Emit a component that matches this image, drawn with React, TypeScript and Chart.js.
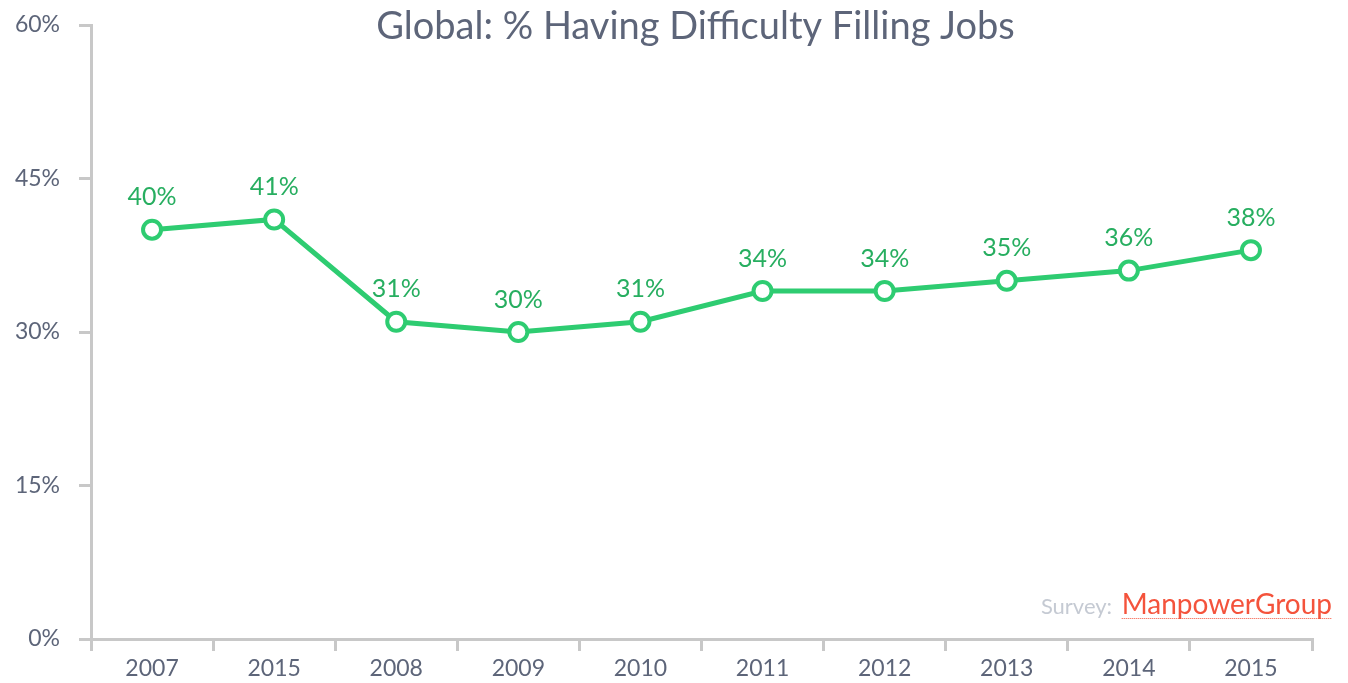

□ □ □ □

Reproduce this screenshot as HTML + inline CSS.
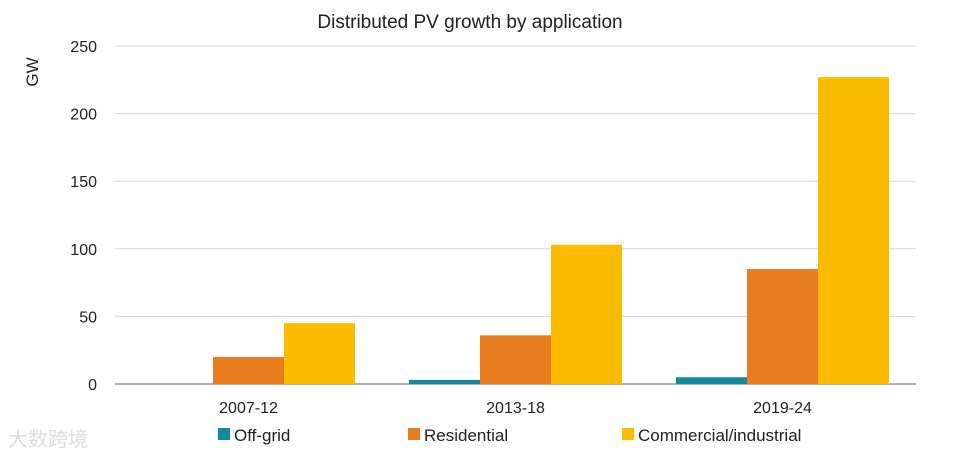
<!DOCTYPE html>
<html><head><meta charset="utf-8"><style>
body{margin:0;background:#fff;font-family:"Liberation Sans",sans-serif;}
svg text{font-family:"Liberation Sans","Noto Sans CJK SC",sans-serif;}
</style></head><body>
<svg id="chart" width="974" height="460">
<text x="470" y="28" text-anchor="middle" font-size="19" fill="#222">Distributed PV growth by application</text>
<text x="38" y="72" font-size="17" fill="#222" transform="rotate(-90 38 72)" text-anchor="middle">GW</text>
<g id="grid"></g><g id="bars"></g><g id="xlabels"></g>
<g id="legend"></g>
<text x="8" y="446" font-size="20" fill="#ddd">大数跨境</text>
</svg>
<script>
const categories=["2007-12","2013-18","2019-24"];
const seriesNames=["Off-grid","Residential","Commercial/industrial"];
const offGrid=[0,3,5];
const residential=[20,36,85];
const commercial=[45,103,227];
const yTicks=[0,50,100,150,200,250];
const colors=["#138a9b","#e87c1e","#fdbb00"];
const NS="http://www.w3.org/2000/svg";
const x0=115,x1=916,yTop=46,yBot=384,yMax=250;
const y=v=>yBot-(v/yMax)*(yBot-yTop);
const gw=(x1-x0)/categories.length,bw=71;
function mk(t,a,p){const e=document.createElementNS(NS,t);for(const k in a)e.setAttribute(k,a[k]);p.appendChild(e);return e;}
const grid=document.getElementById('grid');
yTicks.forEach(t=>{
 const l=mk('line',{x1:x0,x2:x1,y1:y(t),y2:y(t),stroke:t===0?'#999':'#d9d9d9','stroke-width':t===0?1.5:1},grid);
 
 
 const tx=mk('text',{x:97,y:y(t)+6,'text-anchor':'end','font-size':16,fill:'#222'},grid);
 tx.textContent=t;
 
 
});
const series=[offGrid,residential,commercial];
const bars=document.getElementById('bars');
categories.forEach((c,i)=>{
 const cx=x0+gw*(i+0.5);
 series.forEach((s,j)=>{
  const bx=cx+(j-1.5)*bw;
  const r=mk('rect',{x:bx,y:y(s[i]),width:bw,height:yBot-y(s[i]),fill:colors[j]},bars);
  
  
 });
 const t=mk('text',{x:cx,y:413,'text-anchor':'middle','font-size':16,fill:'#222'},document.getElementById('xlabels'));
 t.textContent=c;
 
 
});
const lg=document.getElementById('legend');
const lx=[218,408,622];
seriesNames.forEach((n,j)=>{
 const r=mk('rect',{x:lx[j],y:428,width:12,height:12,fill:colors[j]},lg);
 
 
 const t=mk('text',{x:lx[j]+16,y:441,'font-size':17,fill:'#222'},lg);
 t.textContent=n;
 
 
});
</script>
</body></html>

□ □ □ □

What is asked:
Repeat only the lines running from "Reproduce this screenshot" to "tx.textContent=t;", ends included, and leave the pictures out.

Result:
Reproduce this screenshot as HTML + inline CSS.
<!DOCTYPE html>
<html><head><meta charset="utf-8"><style>
body{margin:0;background:#fff;font-family:"Liberation Sans",sans-serif;}
svg text{font-family:"Liberation Sans","Noto Sans CJK SC",sans-serif;}
</style></head><body>
<svg id="chart" width="974" height="460">
<text x="470" y="28" text-anchor="middle" font-size="19" fill="#222">Distributed PV growth by application</text>
<text x="38" y="72" font-size="17" fill="#222" transform="rotate(-90 38 72)" text-anchor="middle">GW</text>
<g id="grid"></g><g id="bars"></g><g id="xlabels"></g>
<g id="legend"></g>
<text x="8" y="446" font-size="20" fill="#ddd">大数跨境</text>
</svg>
<script>
const categories=["2007-12","2013-18","2019-24"];
const seriesNames=["Off-grid","Residential","Commercial/industrial"];
const offGrid=[0,3,5];
const residential=[20,36,85];
const commercial=[45,103,227];
const yTicks=[0,50,100,150,200,250];
const colors=["#138a9b","#e87c1e","#fdbb00"];
const NS="http://www.w3.org/2000/svg";
const x0=115,x1=916,yTop=46,yBot=384,yMax=250;
const y=v=>yBot-(v/yMax)*(yBot-yTop);
const gw=(x1-x0)/categories.length,bw=71;
function mk(t,a,p){const e=document.createElementNS(NS,t);for(const k in a)e.setAttribute(k,a[k]);p.appendChild(e);return e;}
const grid=document.getElementById('grid');
yTicks.forEach(t=>{
 const l=mk('line',{x1:x0,x2:x1,y1:y(t),y2:y(t),stroke:t===0?'#999':'#d9d9d9','stroke-width':t===0?1.5:1},grid);
 
 
 const tx=mk('text',{x:97,y:y(t)+6,'text-anchor':'end','font-size':16,fill:'#222'},grid);
 tx.textContent=t;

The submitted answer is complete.